EMMANUEL KAUNDA (Zambia) said that the weak global economy negatively impacted commodity exporting economies. As a trade dependent country, Zambia’s economy had not been spared, with reduced foreign exchange earnings exerting pressure on the exchange rate and affecting the budget. Other domestic pressures included electricity supply constraints and fiscal pressures coupled with continued current account deficits that had affected macroeconomic stability. Zambia called on its development partners to support its efforts to insulate itself from vulnerability to external shocks. Zambia took debt sustainability very seriously and had undertaken prudent debt management strategies.
PHILIP FOX-DRUMMOND GOUGH (Brazil), associating himself with the Group of 77, CELAC and the Cairns Group, said that trade stood prominently as a key means of implementation to effectively promote structural change and inclusive and sustained economic growth.

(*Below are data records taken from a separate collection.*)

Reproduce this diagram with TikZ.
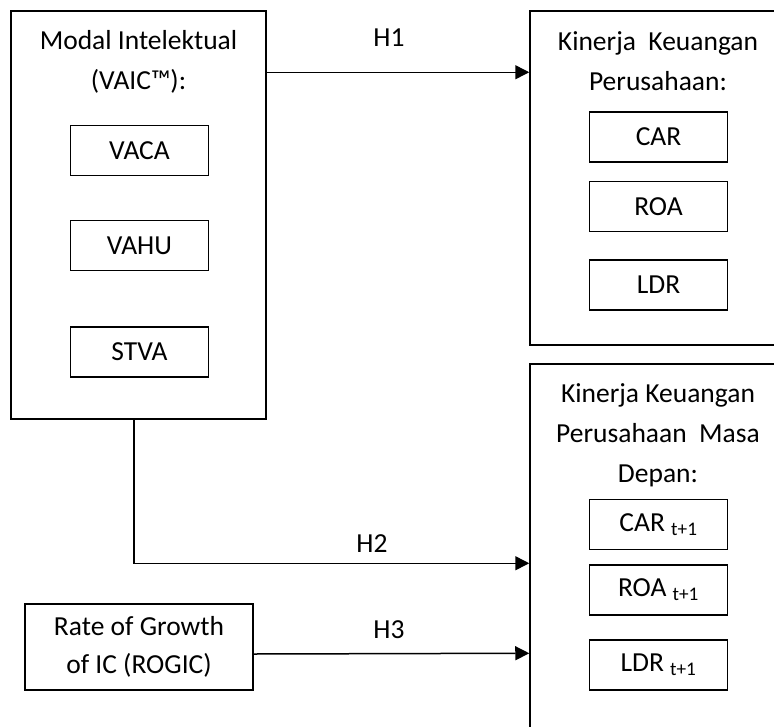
\documentclass[tikz,border=0pt]{standalone}
\usepackage{fontspec}
\setmainfont{Carlito}
\usetikzlibrary{arrows.meta}

\begin{document}
\begin{tikzpicture}[x=1pt,y=-1pt,
  every node/.style={font=\fontsize{27.5}{40}\selectfont},
  outer/.style={draw, line width=1.5pt, inner sep=0pt},
  inbox/.style={draw, line width=1.5pt, minimum width=138pt, minimum height=50pt, inner sep=0pt},
  title/.style={align=center},
  arr/.style={line width=1.5pt, -{Triangle[length=14pt,width=14pt]}}]
\clip (0,0) rectangle (774,726);
% left block
\node[outer, minimum width=255pt, minimum height=408pt] (modal) at (138.5,215) {};
\node[title] (modaltitle) at (138.5,62) {Modal Intelektual\\(VAIC™):};
\node[inbox] (vaca) at (139.5,150.5) {VACA};
\node[inbox] (vahu) at (139.5,245.5) {VAHU};
\node[inbox] (stva) at (139.5,352) {STVA};
% upper right block
\node[outer, minimum width=300pt, minimum height=334pt] (kinerja) at (680,178) {};
\node[title] (kinerjatitle) at (658,61) {Kinerja\ \ Keuangan\\Perusahaan:};
\node[inbox] (car) at (658.5,137) {CAR};
\node[inbox] (roa) at (658.5,206.5) {ROA};
\node[inbox] (ldr) at (658.5,285) {LDR};
% lower right block
\node[outer, minimum width=300pt, minimum height=400pt] (depan) at (680,564) {};
\node[title] (depantitle) at (658,435) {Kinerja Keuangan\\Perusahaan\ \ Masa\\Depan:};
\node[inbox] (cart) at (658.5,524.5) {CAR \textsubscript{t+1}};
\node[inbox] (roat) at (658.5,590) {ROA \textsubscript{t+1}};
\node[inbox] (ldrt) at (658.5,665) {LDR \textsubscript{t+1}};
% rogic
\node[outer, minimum width=228pt, minimum height=86pt, align=center,
  font=\fontsize{27.5}{38}\selectfont] (rogic) at (139,647) {Rate of Growth\\of IC (ROGIC)};
% arrows
\draw[arr] ([yshift=-62pt]modal.north east) -- ([yshift=-62pt]kinerja.north west);
\draw[arr] ([xshift=-4.5pt]modal.south) |- ([yshift=-200pt]depan.north west);
\draw[arr] ([yshift=-7pt]rogic.east) -- ([yshift=-290pt]depan.north west);
\node (h1) at (389,38) {H1};
\node (h2) at (372,544) {H2};
\node (h3) at (389,630) {H3};
\end{tikzpicture}
\end{document}
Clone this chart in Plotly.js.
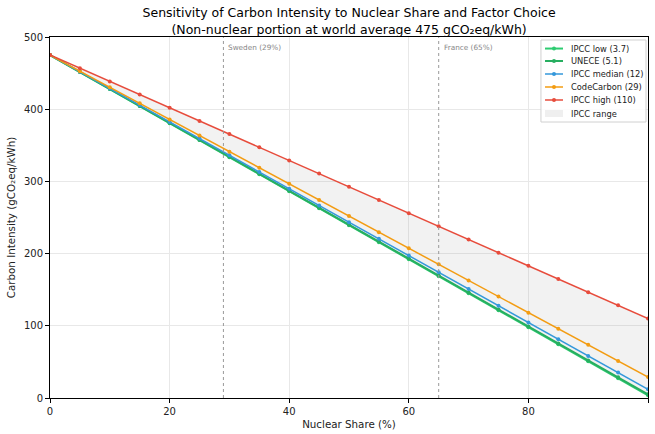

Brazil was deeply concerned at the continuation of a multilateral trading system heavily distorted to the detriment of agriculture and therefore to the detriment of development. It was necessary to intensify efforts to fight protectionism in all its forms. Tariff barriers needed to be brought to light to expose the harm they caused to developing countries. Agricultural export subsidies, meant to be eliminated in 2013, had long extended their envisaged existence. Non-tariff protections, such as technical barriers and sanitary and phytosanitary measures, needed to be applied in accordance with multilaterally agreed standards and with a solid scientific basis. To enable each country to take ownership of its economic and social development, it was necessary to have an international environment that included coherent and mutually supporting world trade.